We ended up going to a place that said they would show us some places, but for immediate move in, forget about it. The very first place we saw we applied for. They said they would have answers maybe the next day. Phooey for getting my hopes up. $70 in application fees, and this rental company had the most strict requirements I've ever seen. We got an answer at 2pm on Friday. The relief washed over me like a steaming hot shower on a cold morning after a long run. If I was the kind of person who actually exercised, but you get the picture.
I have to re-grow my nails after that nail biting experience. The fun part? We can't pick up the keys until Monday morning, so it's another week in a hotel. The best part? We pick up keys at 9am and my new job training starts at 3pm. What a day that will be. The hefty deposit left us cringing, with a real hurt on the bank account. We don't have any furniture to fill a 2 story house with 2 bedrooms and 2.5 baths. I guess that means it's time to throw a dance party or two. Learning how to dance is on my bucket list anyway. Plus, I enjoy empty spaces and hate clutter. At least we have a few kitchen things left in storage, and we are working on a bed. Wish me luck!
The new house is beautiful! We are having one of our kids move in since renting a bigger house will be cheaper for all of us than renting 2 small apartments. Plus we have a garage. I have a big corner bathtub. I know you wanted to know this. It's on a quiet street on the way out of town. The whole town is only 3 highway exits big. The back yard has a loaded apple tree. I'm stoked. I'm excited. I'm going to practice my yodeling in the big empty spaces. The carpet is blue. I've been so hyper since we found out. I feel so blessed. I've spent the last 2 years avoiding collecting things. Now I have a whole lot of empty to fill.
It was nuts though. I prayed about it, knowing we didn't want to pay too much but so little was available. I got a good feeling about it. But then I doubted and drove myself nuts for 2 days. If I'm going to doubt, next time I'll be better at it and I will doubt my doubts. Go all out on the doubt and get back to the faith. It was scary though, to tell people I prayed about it, then it felt like forever not getting an answer. If I had enough faith to pray, and to feel like I received an answer, then why would I then waste my energy doubting?? I'm making progress. Progress in manifesting things, in the law of attraction, and in my faith. They all equal advancement in happiness.

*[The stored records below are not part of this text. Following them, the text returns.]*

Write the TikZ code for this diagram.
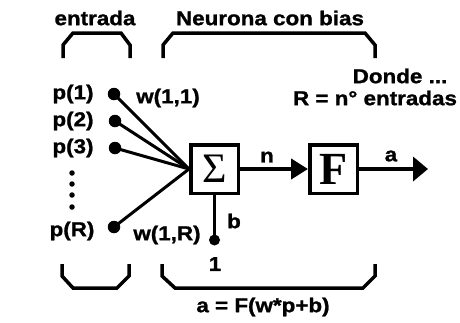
\documentclass[tikz,border=0pt]{standalone}
\usepackage{fontspec}
\setmainfont{Liberation Sans}[FakeStretch=1.12]
\newfontfamily\lblfont{Liberation Sans}[FakeStretch=1.12,FakeBold=1.2]
\newfontfamily\serifbig{Liberation Serif}
\usetikzlibrary{arrows.meta}
\begin{document}
\begin{tikzpicture}[x=1pt,y=-1pt,
 lbl/.style={font=\lblfont\fontsize{20}{22}\selectfont\bfseries, inner sep=0pt},
 brk/.style={line width=3.5pt, line join=miter},
 blk/.style={draw, line width=3.5pt, minimum width=47.5pt, minimum height=48.5pt, inner sep=0pt},
 wire/.style={line width=3pt},
 dotn/.style={circle, fill, inner sep=0pt, minimum size=12.5pt},
 sdot/.style={circle, fill, inner sep=0pt, minimum size=5.5pt},
 arrn/.style={line width=4.5pt, -{Triangle[length=17pt,width=20pt]}},
 arra/.style={line width=4.5pt, -{Triangle[length=15pt,width=24pt]}}
]
\useasboundingbox (0,0) rectangle (460,322);
% headings
\node[lbl] (tin) at (95,18) {entrada};
\node[lbl] (tneu) at (270,18) {Neurona con bias};
\node[lbl] (tdon) at (400,76) {Donde ...};
\node[lbl] (tr) at (375,98) {R = n° entradas};
\node[lbl] (tfor) at (263,307) {a = F(w*p+b)};
% brackets
\draw[brk] (63,58) -- (63,45) -- (73,33) -- (121,33) -- (130,45) -- (130,58);
\draw[brk] (163,58) -- (163,45) -- (173,33) -- (365,33) -- (375,45) -- (375,58);
\draw[brk] (62,264) -- (62,276) -- (73,288) -- (117,288) -- (129,276) -- (129,264);
\draw[brk] (162,264) -- (162,276) -- (175,288) -- (363,288) -- (375,276) -- (375,264);
% inputs
\node[lbl] (p1) at (73,94) {p(1)};
\node[lbl] (p2) at (73,121) {p(2)};
\node[lbl] (p3) at (73,148) {p(3)};
\node[lbl] (pR) at (72,231) {p(R)};
\node[sdot] (v1) at (72,173) {};
\node[sdot] (v2) at (72,184) {};
\node[sdot] (v3) at (72,195) {};
\node[sdot] (v4) at (72,207) {};
\node[dotn] (d1) at (114,94) {};
\node[dotn] (d2) at (115,121) {};
\node[dotn] (d3) at (115,148) {};
\node[dotn] (dR) at (114,227) {};
\node[lbl] (w11) at (168,98) {w(1,1)};
\node[lbl] (w1R) at (167,235) {w(1,R)};
% blocks
\node[blk] (sig) at (214.5,169) {\serifbig\fontsize{42}{42}\selectfont\raisebox{1pt}{Σ}};
\node[blk] (F) at (333.5,169) {\serifbig\fontsize{46}{46}\selectfont\bfseries F};
\draw[wire] (d1.center) -- (sig.west);
\draw[wire] (d2.center) -- (sig.west);
\draw[wire] (d3.center) -- (sig.west);
\draw[wire] (dR.center) -- (sig.west);
% bias
\node[dotn, minimum size=11pt] (bd) at (214.5,240) {};
\draw[line width=3.5pt] (sig.south) -- (bd.center);
\node[lbl] (lb) at (234,221) {b};
\node[lbl] (l1) at (215,264) {1};
% outputs
\draw[arrn] (sig.east) -- (F.west);
\node[lbl] (ln) at (267,157) {n};
\coordinate (out) at (428,169);
\draw[arra] (F.east) -- (out);
\node[lbl] (la) at (391,156) {a};
\end{tikzpicture}
\end{document}
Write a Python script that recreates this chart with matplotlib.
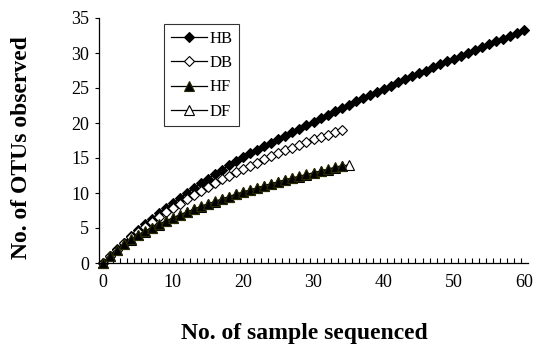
import matplotlib
matplotlib.use("Agg")
import matplotlib.pyplot as plt
import numpy as np

plt.rcParams['font.family'] = ['Liberation Serif', 'DejaVu Serif']

hb = [0, 1.0, 1.95, 2.9, 3.8, 4.7, 5.55, 6.35, 7.1, 7.85, 8.6, 9.3, 10.0, 10.7, 11.4,
      12.05, 12.7, 13.35, 14.0, 14.55, 15.1, 15.65, 16.2, 16.7, 17.2, 17.7, 18.2, 18.7,
      19.2, 19.7, 20.2, 20.7, 21.2, 21.65, 22.1, 22.6, 23.1, 23.55, 24.0, 24.45, 24.9,
      25.35, 25.8, 26.25, 26.7, 27.1, 27.5, 27.95, 28.4, 28.8, 29.2, 29.6, 30.0, 30.4,
      30.85, 31.25, 31.65, 32.05, 32.5, 32.9, 33.3]
db = [0, 0.95, 1.9, 2.8, 3.65, 4.45, 5.2, 5.9, 6.6, 7.25, 7.9, 8.5, 9.1, 9.7, 10.3,
      10.85, 11.4, 11.95, 12.45, 12.95, 13.45, 13.9, 14.35, 14.8, 15.25, 15.7, 16.1,
      16.5, 16.9, 17.3, 17.65, 18.0, 18.35, 18.7, 19.0]
hf = [0, 1.0, 1.9, 2.7, 3.4, 4.0, 4.55, 5.05, 5.55, 6.0, 6.45, 6.9, 7.3, 7.7, 8.1,
      8.45, 8.8, 9.15, 9.5, 9.85, 10.15, 10.45, 10.75, 11.05, 11.35, 11.6, 11.9, 12.15,
      12.4, 12.65, 12.9, 13.15, 13.4, 13.65, 13.9]
df = [0, 0.95, 1.85, 2.65, 3.35, 3.95, 4.5, 5.0, 5.5, 5.95, 6.4, 6.85, 7.25, 7.65,
      8.05, 8.4, 8.75, 9.1, 9.45, 9.8, 10.1, 10.4, 10.7, 11.0, 11.3, 11.55, 11.85,
      12.1, 12.35, 12.6, 12.85, 13.1, 13.35, 13.6, 13.8, 14.05]
labels = ["HB", "DB", "HF", "DF"]

fig = plt.figure(figsize=(5.34, 3.45), dpi=100)
ax = fig.add_axes([99/534, 1-263/345, 429/534, 245/345])

series = [hb, db, hf, df]
styles = [
    dict(marker='D', mfc='black', mec='black', ms=5.5, mew=0.8),
    dict(marker='D', mfc='white', mec='black', ms=5.5, mew=0.8),
    dict(marker='^', mfc='black', mec='#2a2a00', ms=6.5, mew=0.8),
    dict(marker='^', mfc='white', mec='black', ms=6.5, mew=0.8),
]
order = [0, 1, 3, 2]
handles = [None]*4
for i in order:
    s = series[i]
    h, = ax.plot(np.arange(len(s)), s, color='black', lw=0.9, label=labels[i],
                 clip_on=False, **styles[i])
    handles[i] = h

ax.set_xlim(-0.5, 60.5)
ax.set_ylim(0, 35)
ax.set_xticks(np.arange(0, 61, 10))
ax.set_xticks(np.arange(0.5, 60.5, 1), minor=True)
ax.set_yticks(np.arange(0, 36, 5))
ax.tick_params(axis='x', which='major', length=0, labelsize=13, pad=8)
ax.tick_params(axis='x', which='minor', direction='in', length=3.5, width=0.8)
ax.tick_params(axis='y', which='major', direction='out', length=3, width=0.8, labelsize=13, pad=4)
ax.spines['top'].set_visible(False)
ax.spines['right'].set_visible(False)
ax.spines['left'].set_linewidth(0.9)
ax.spines['bottom'].set_linewidth(0.9)

ax.set_xlabel("No. of sample sequenced", fontsize=17, fontweight='bold')
ax.xaxis.set_label_coords(0.478, -0.286)
ax.xaxis.label.set_va('center')
ax.set_ylabel("No. of OTUs observed", fontsize=17, fontweight='bold')
ax.yaxis.set_label_coords(-0.181, 0.473)
ax.yaxis.label.set_va('center')

leg = fig.legend(handles=handles, labels=labels, loc='upper left',
                 bbox_to_anchor=(164/534, 1-24/345), borderaxespad=0,
                 fancybox=False, frameon=True, edgecolor='black', fontsize=12,
                 handlelength=2.2, handletextpad=0.15, labelspacing=0.5,
                 borderpad=0.4)
leg.get_frame().set_linewidth(0.8)

fig.savefig("out.png", dpi=100)
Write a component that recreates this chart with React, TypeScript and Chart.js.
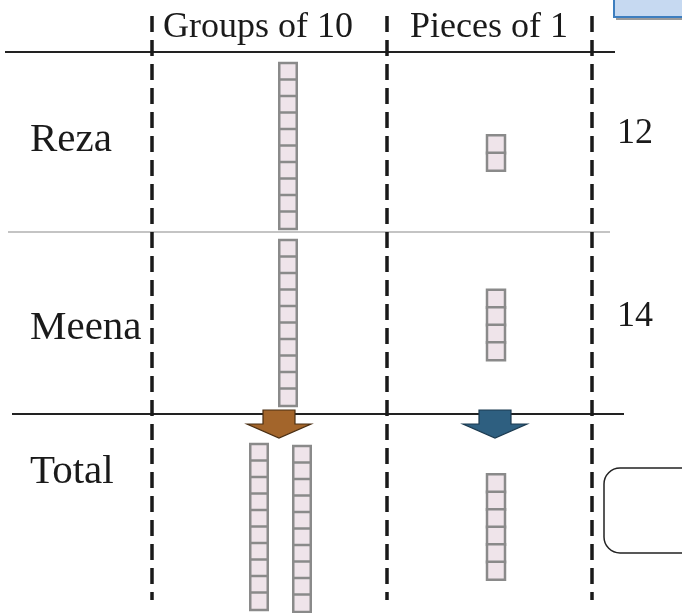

I've decided to start a new blog after this. About mastering emotions. About how emotions affect everything. How my emotions interfere with reality. This housing issue was a big example of it. Well, I didn't call the rental company repeatedly in a sense of desperation. That could have impacted my reality of getting the house. Showing I was a pain and full of anxiety as a tenant. There are always 2 realities right? The one out there, and the one in my head. I want to explore this. I also want to delve into what Truth is. And my efforts to be a super honest person in all ways. Like not being in denial, for example. Being honest with others is pretty black and white, usually. Being honest with yourself? There is also the part where telling the truth means you have to know the truth. First, how do I get to the truth? Well, that's another blog.

Good luck and God bless, my friends.